• WHAT IS EXPECTED:
With the pictures omitted, write out the entries that follow exactly as they stand.

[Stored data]
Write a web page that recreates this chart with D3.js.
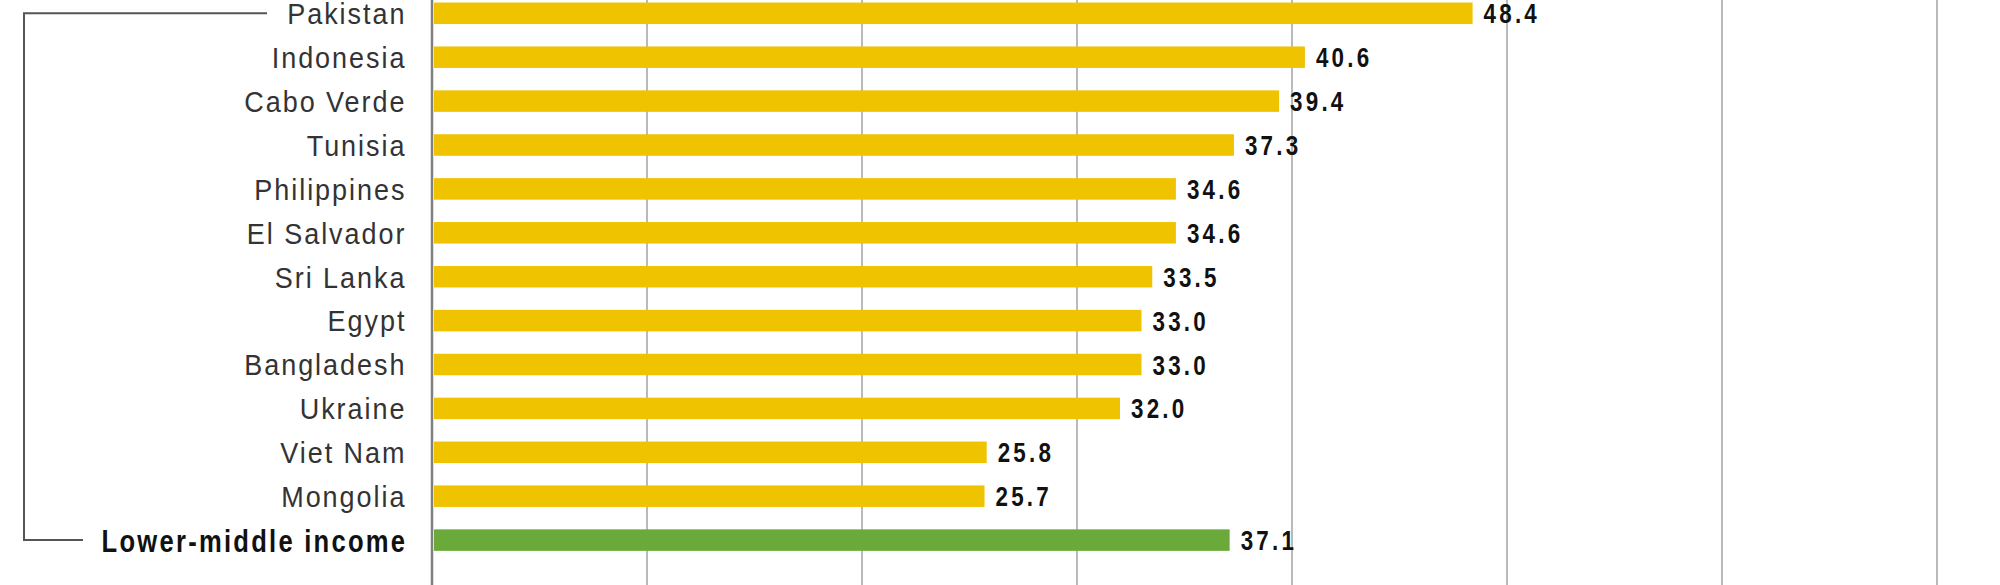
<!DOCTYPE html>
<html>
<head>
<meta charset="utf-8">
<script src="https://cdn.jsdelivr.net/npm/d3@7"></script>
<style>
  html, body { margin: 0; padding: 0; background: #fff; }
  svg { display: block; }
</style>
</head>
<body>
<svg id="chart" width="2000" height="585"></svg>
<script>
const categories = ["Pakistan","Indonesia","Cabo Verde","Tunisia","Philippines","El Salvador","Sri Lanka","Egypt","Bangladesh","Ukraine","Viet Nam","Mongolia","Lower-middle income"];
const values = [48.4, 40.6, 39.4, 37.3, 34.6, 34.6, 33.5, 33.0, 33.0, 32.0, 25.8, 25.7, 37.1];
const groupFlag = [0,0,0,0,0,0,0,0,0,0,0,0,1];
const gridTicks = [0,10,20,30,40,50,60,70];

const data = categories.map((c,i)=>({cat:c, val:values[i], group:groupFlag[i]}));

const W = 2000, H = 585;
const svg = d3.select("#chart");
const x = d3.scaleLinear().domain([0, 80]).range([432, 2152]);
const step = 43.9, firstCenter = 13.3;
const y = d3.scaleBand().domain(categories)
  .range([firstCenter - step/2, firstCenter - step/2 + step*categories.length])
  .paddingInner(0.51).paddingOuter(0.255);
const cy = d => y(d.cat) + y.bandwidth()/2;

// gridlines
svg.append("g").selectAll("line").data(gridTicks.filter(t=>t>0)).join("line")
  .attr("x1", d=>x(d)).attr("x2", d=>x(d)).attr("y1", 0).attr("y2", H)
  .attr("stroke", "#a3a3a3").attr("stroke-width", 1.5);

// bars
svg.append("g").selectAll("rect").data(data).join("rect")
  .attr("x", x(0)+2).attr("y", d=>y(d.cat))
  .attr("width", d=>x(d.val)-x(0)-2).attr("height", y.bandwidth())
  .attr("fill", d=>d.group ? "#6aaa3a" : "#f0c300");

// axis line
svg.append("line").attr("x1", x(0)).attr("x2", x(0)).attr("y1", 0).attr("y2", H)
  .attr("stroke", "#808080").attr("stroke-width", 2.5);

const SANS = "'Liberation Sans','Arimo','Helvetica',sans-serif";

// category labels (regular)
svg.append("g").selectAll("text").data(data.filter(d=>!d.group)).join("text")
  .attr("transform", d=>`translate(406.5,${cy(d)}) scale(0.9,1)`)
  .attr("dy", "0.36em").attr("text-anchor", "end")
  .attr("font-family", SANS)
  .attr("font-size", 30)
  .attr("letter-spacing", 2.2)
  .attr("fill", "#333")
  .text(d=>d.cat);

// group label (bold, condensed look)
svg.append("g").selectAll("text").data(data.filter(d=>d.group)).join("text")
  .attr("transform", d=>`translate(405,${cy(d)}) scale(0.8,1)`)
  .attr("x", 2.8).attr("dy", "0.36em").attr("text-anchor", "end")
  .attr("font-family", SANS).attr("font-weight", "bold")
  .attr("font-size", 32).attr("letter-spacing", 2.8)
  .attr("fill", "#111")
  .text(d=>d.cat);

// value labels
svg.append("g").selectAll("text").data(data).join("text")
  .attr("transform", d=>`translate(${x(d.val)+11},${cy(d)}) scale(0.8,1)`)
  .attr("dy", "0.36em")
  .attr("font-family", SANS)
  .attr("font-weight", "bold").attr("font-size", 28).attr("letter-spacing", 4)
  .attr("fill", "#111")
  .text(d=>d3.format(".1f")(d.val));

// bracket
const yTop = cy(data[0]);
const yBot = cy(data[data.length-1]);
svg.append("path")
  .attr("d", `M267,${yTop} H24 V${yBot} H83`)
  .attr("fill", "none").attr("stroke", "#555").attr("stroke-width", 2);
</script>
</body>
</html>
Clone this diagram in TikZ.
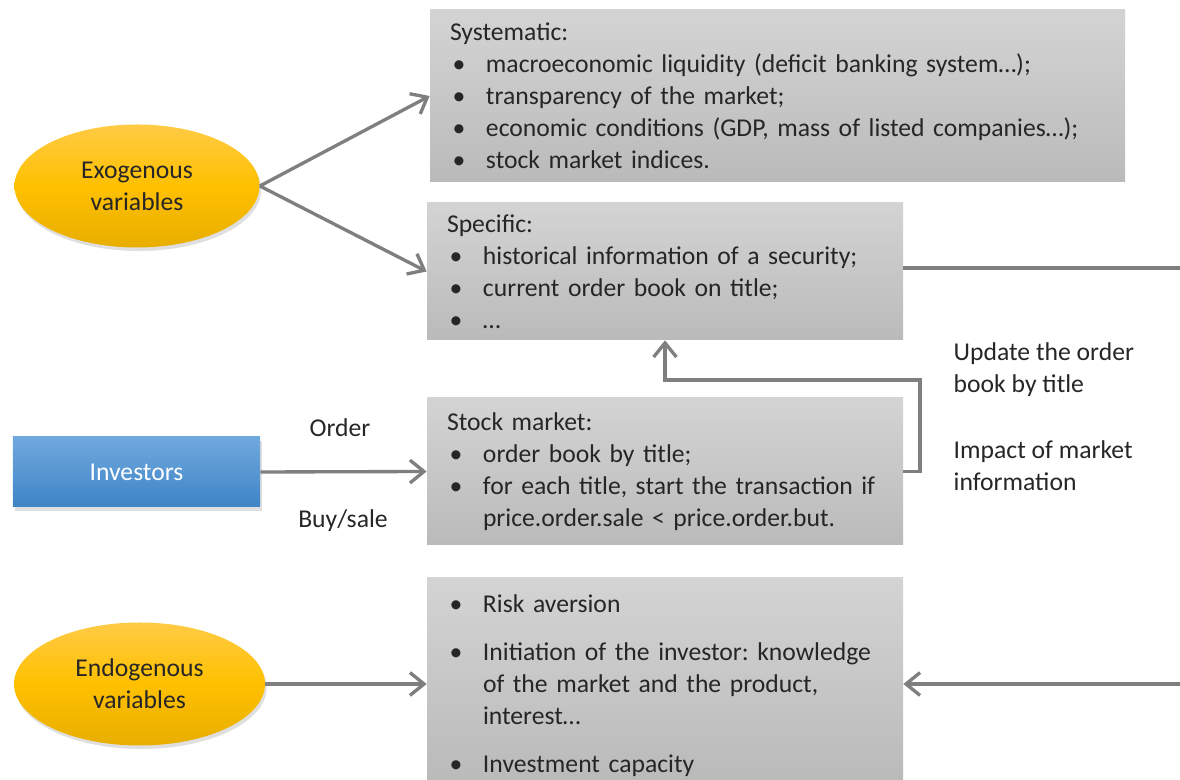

• ANSWER TO THE EXERCISE:
Write a web page that recreates this chart with D3.js.
<!DOCTYPE html>
<html>
<head>
<meta charset="utf-8">
<script src="https://cdn.jsdelivr.net/npm/d3@7"></script>
<style>
  html, body { margin: 0; padding: 0; background: #fff; }
  svg { display: block; }
</style>
</head>
<body>
<svg id="chart" width="2000" height="585"></svg>
<script>
const categories = ["Pakistan","Indonesia","Cabo Verde","Tunisia","Philippines","El Salvador","Sri Lanka","Egypt","Bangladesh","Ukraine","Viet Nam","Mongolia","Lower-middle income"];
const values = [48.4, 40.6, 39.4, 37.3, 34.6, 34.6, 33.5, 33.0, 33.0, 32.0, 25.8, 25.7, 37.1];
const groupFlag = [0,0,0,0,0,0,0,0,0,0,0,0,1];
const gridTicks = [0,10,20,30,40,50,60,70];

const data = categories.map((c,i)=>({cat:c, val:values[i], group:groupFlag[i]}));

const W = 2000, H = 585;
const svg = d3.select("#chart");
const x = d3.scaleLinear().domain([0, 80]).range([432, 2152]);
const step = 43.9, firstCenter = 13.3;
const y = d3.scaleBand().domain(categories)
  .range([firstCenter - step/2, firstCenter - step/2 + step*categories.length])
  .paddingInner(0.51).paddingOuter(0.255);
const cy = d => y(d.cat) + y.bandwidth()/2;

// gridlines
svg.append("g").selectAll("line").data(gridTicks.filter(t=>t>0)).join("line")
  .attr("x1", d=>x(d)).attr("x2", d=>x(d)).attr("y1", 0).attr("y2", H)
  .attr("stroke", "#a3a3a3").attr("stroke-width", 1.5);

// bars
svg.append("g").selectAll("rect").data(data).join("rect")
  .attr("x", x(0)+2).attr("y", d=>y(d.cat))
  .attr("width", d=>x(d.val)-x(0)-2).attr("height", y.bandwidth())
  .attr("fill", d=>d.group ? "#6aaa3a" : "#f0c300");

// axis line
svg.append("line").attr("x1", x(0)).attr("x2", x(0)).attr("y1", 0).attr("y2", H)
  .attr("stroke", "#808080").attr("stroke-width", 2.5);

const SANS = "'Liberation Sans','Arimo','Helvetica',sans-serif";

// category labels (regular)
svg.append("g").selectAll("text").data(data.filter(d=>!d.group)).join("text")
  .attr("transform", d=>`translate(406.5,${cy(d)}) scale(0.9,1)`)
  .attr("dy", "0.36em").attr("text-anchor", "end")
  .attr("font-family", SANS)
  .attr("font-size", 30)
  .attr("letter-spacing", 2.2)
  .attr("fill", "#333")
  .text(d=>d.cat);

// group label (bold, condensed look)
svg.append("g").selectAll("text").data(data.filter(d=>d.group)).join("text")
  .attr("transform", d=>`translate(405,${cy(d)}) scale(0.8,1)`)
  .attr("x", 2.8).attr("dy", "0.36em").attr("text-anchor", "end")
  .attr("font-family", SANS).attr("font-weight", "bold")
  .attr("font-size", 32).attr("letter-spacing", 2.8)
  .attr("fill", "#111")
  .text(d=>d.cat);

// value labels
svg.append("g").selectAll("text").data(data).join("text")
  .attr("transform", d=>`translate(${x(d.val)+11},${cy(d)}) scale(0.8,1)`)
  .attr("dy", "0.36em")
  .attr("font-family", SANS)
  .attr("font-weight", "bold").attr("font-size", 28).attr("letter-spacing", 4)
  .attr("fill", "#111")
  .text(d=>d3.format(".1f")(d.val));

// bracket
const yTop = cy(data[0]);
const yBot = cy(data[data.length-1]);
svg.append("path")
  .attr("d", `M267,${yTop} H24 V${yBot} H83`)
  .attr("fill", "none").attr("stroke", "#555").attr("stroke-width", 2);
</script>
</body>
</html>
Clone this diagram in TikZ.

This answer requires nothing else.